The Sox tacked on a run in the seventh and another in the eighth. But an 8-5 lead was not safe in Kimbrel’s hands.
Tony Kemp led off the eighth with a line drive to right field but was thrown out by Mookie Betts going for second base. Kemp grew up with Betts in Tennessee and should have known better than to test his arm.
Kimbrel hit Bregman with a pitch before George Springer doubled. Bregman scored when Jose Altuve grounded out.
As Price hurried to warm up, Kimbrel was able to strike out Marwin Gonzalez and end the inning.
Kimbrel walked Josh Reddick, Carlos Correa, and Kemp to load the bases in the ninth. Bregman, ever aggressive, swung at the first pitch, and what had been an eventful, thrill-packed game finally ended.
“That was an interesting game, to say the least,” Cora said.
For the Astros, it will be remembered for umpire Joe West overruling what they and a sellout crowd thought was a home run.

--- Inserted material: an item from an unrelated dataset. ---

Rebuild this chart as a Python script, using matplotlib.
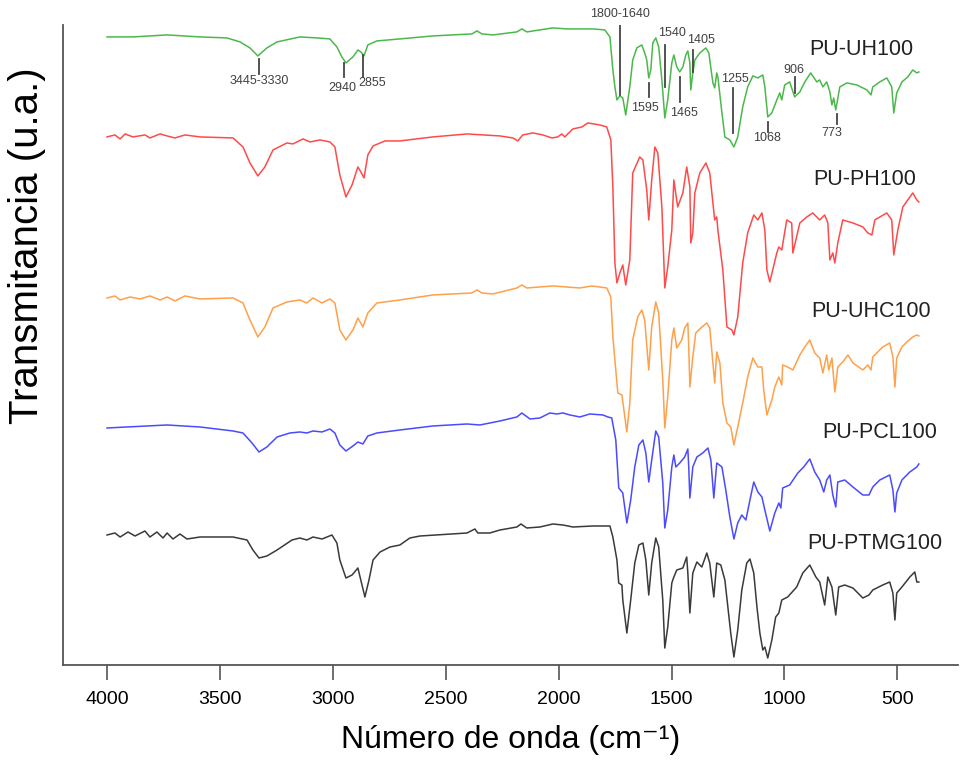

Springer singled with one out in the bottom of the first inning off Sox starter Rick Porcello. Altuve then connected on a fastball and sent it toward the stands in right.
Betts jumped at the wall and appeared to have the ball lined up. But a fan jostled Betts’s glove, and the ball bounced away.
West immediately called fan interference and signaled that Altuve was out. The call stood after a video review, and Betts was credited with the catch as the crowd booed loudly.
The fan, Troy Caldwell of Atlanta, insisted he did not interfere with Betts.
“I put my hand out, and the ball hit my hand,” he said. “I never touched his glove. I don’t understand why it wasn’t a home run.”
Said West: “When [Betts] jumped up to reach for the ball, the spectator reached out of the stands and hit him over the playing field and closed his glove.”
Hinch did not feel the call decided the outcome. “That’s not how the game plays,” he said.
How the Red Sox played is what did. A team that won 108 games in the regular season is thriving in the cauldron of the postseason.
“It’s not over. We know that,” Cora said. “We’re just going to show up tomorrow, get the information, play hard, and see what happens.”